The Dec. 19 editorial “The SBA needs reforming” seemed to support the idea of consolidating the Small Business Administration (and five other agencies) into one gargantuan department. The idea seems to be that hiding the SBA within the web of a much larger bureaucracy would “enable small businesses to navigate the dizzying array of programs supposedly designed to help them.” The logic of that conclusion continues to elude us.

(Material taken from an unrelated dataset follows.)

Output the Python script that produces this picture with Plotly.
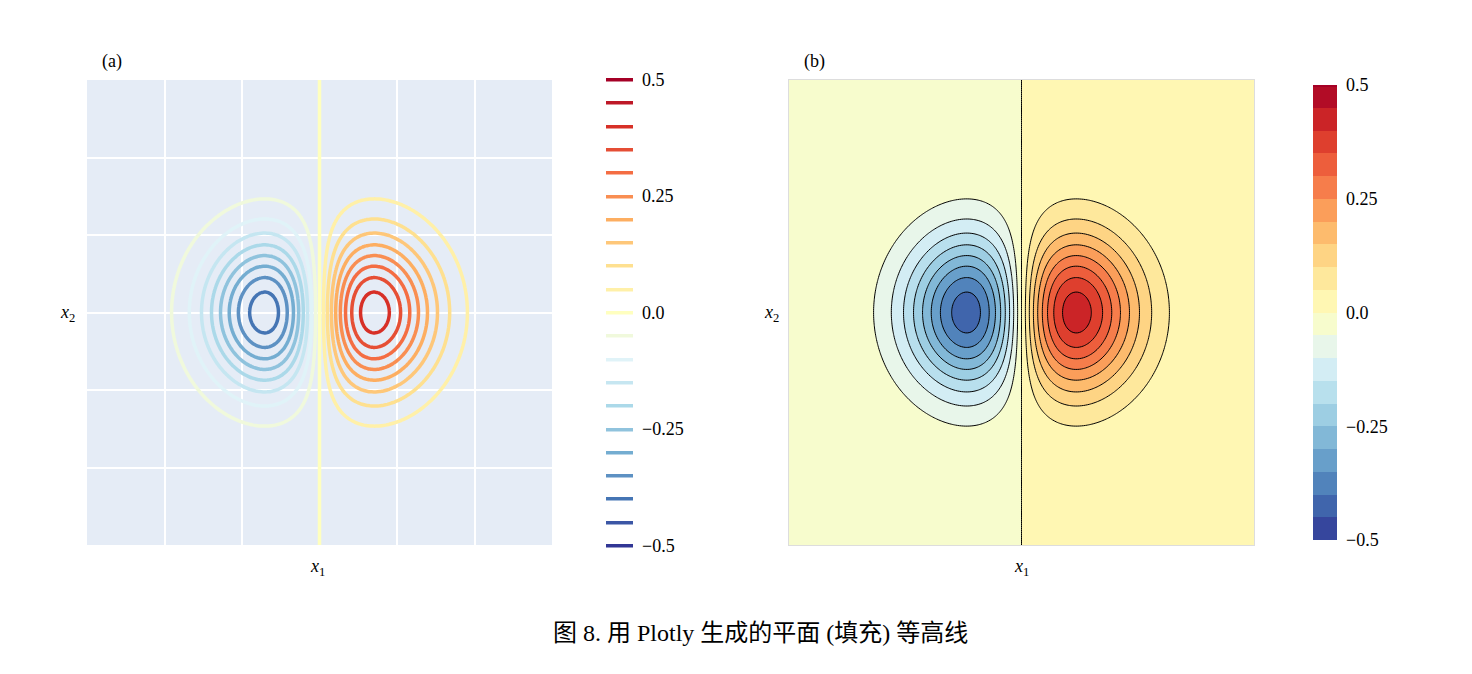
import numpy as np
import plotly.graph_objects as go

x_range = [-3.0, 3.0]
y_range = [-3.0, 3.0]
n_points = 241
levels = dict(start=-0.5, end=0.5, size=0.05)
cbar_ticks = [-0.5, -0.25, 0.0, 0.25, 0.5]
cbar_labels = ["\u22120.5", "\u22120.25", "0.0", "0.25", "0.5"]

x1 = np.linspace(x_range[0], x_range[1], n_points)
x2 = np.linspace(y_range[0], y_range[1], n_points)
X1, X2 = np.meshgrid(x1, x2)
Z = X1 * np.exp(-X1**2 - X2**2)

W, H, OFF = 1456, 658, 8
def px(x): return (x - OFF) / W
def py(y): return 1 - (y - OFF) / H

serif = "Liberation Serif, Times New Roman, serif"
cs = "RdYlBu"
tickfont = dict(family=serif, size=18, color="black")
cb_ticks = dict(tickvals=cbar_ticks, ticktext=cbar_labels, outlinewidth=0, tickfont=tickfont,
                ticks="outside", ticklen=6, tickcolor="rgba(0,0,0,0)")

fig = go.Figure()
fig.add_trace(go.Contour(
    x=x1, y=x2, z=Z, xaxis="x", yaxis="y", colorscale=cs, reversescale=True,
    zmin=-0.5, zmax=0.5, autocontour=False, contours=dict(coloring="lines", **levels),
    line=dict(width=3.5),
    colorbar=dict(x=px(596), xanchor="left", y=py(312.5), len=486/H, thickness=27, **cb_ticks)))
fig.add_trace(go.Contour(
    x=x1, y=x2, z=Z, xaxis="x2", yaxis="y2", colorscale=cs, reversescale=True,
    zmin=-0.5, zmax=0.5, autocontour=False, contours=dict(coloring="fill", **levels),
    line=dict(width=1, color="black"), showscale=False))
fig.add_trace(go.Contour(
    x=x1, y=x2, z=Z, xaxis="x2", yaxis="y2", colorscale=cs, reversescale=True, opacity=0,
    zmin=-0.5, zmax=0.5, autocontour=False, contours=dict(coloring="fill", **levels),
    line=dict(width=0), hoverinfo="skip",
    colorbar=dict(x=px(1303), xanchor="left", y=py(312.5), len=475/H, thickness=24, **cb_ticks)))

ydom = [py(545), py(80)]
common = dict(showticklabels=False, ticks="", zeroline=False)
fig.update_layout(
    width=W, height=H, margin=dict(l=0, r=0, t=0, b=0),
    paper_bgcolor="white", plot_bgcolor="#E5ECF6", showlegend=False,
    xaxis=dict(domain=[px(87), px(552)], range=x_range, showgrid=True, gridcolor="white",
               gridwidth=2, dtick=1, **common),
    yaxis=dict(domain=ydom, range=y_range, showgrid=True, gridcolor="white", gridwidth=2,
               dtick=1, **common),
    xaxis2=dict(domain=[px(789), px(1254)], range=x_range, showgrid=False, anchor="y2",
                showline=True, linecolor="#dddddd", mirror=True, **common),
    yaxis2=dict(domain=ydom, range=y_range, showgrid=False, anchor="x2",
                showline=True, linecolor="#dddddd", mirror=True, **common),
)

def ann(text, x, y, size=18, family=serif):
    fig.add_annotation(text=text, x=px(x), y=py(y), xref="paper", yref="paper",
                       xanchor="center", yanchor="middle",
                       showarrow=False, font=dict(family=family, size=size, color="black"))

ann("(a)", 112, 61)
ann("(b)", 814, 61)
ann("<i>x</i><sub>2</sub>", 67, 314)
ann("<i>x</i><sub>1</sub>", 317, 567)
ann("<i>x</i><sub>2</sub>", 771, 314)
ann("<i>x</i><sub>1</sub>", 1021, 567)
ann("图 8. 用 Plotly 生成的平面 (填充) 等高线", 760, 633, size=24,
    family="Liberation Serif, Noto Sans CJK SC, serif")

fig.write_html("out.html")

But beyond the agency’s place on the federal organizational chart, the editorial also questioned whether the SBA’s loan programs have a substantive reason for being, even though the editorial acknowledged the argument that traditional small-business lending has suffered from “a market failure that argues for government intervention.” Credit scoring has not miraculously solved the difficulties small businesses encounter in the credit markets. In fact, the fixed costs of bank oversight and regulatory burden for smaller community banks have made smaller loans less and less profitable, further exacerbating the historic problems in the small-business credit markets.

Finally, the main SBA-guaranteed loan program doesn’t cost the taxpayers a penny; it is funded entirely by fees paid by lenders and borrowers. As such, its elimination would represent an odd starting point for a streamlining of federal excess or corporate welfare.

Todd O. McCracken, Washington

The writer is president of the
National Small Business Association.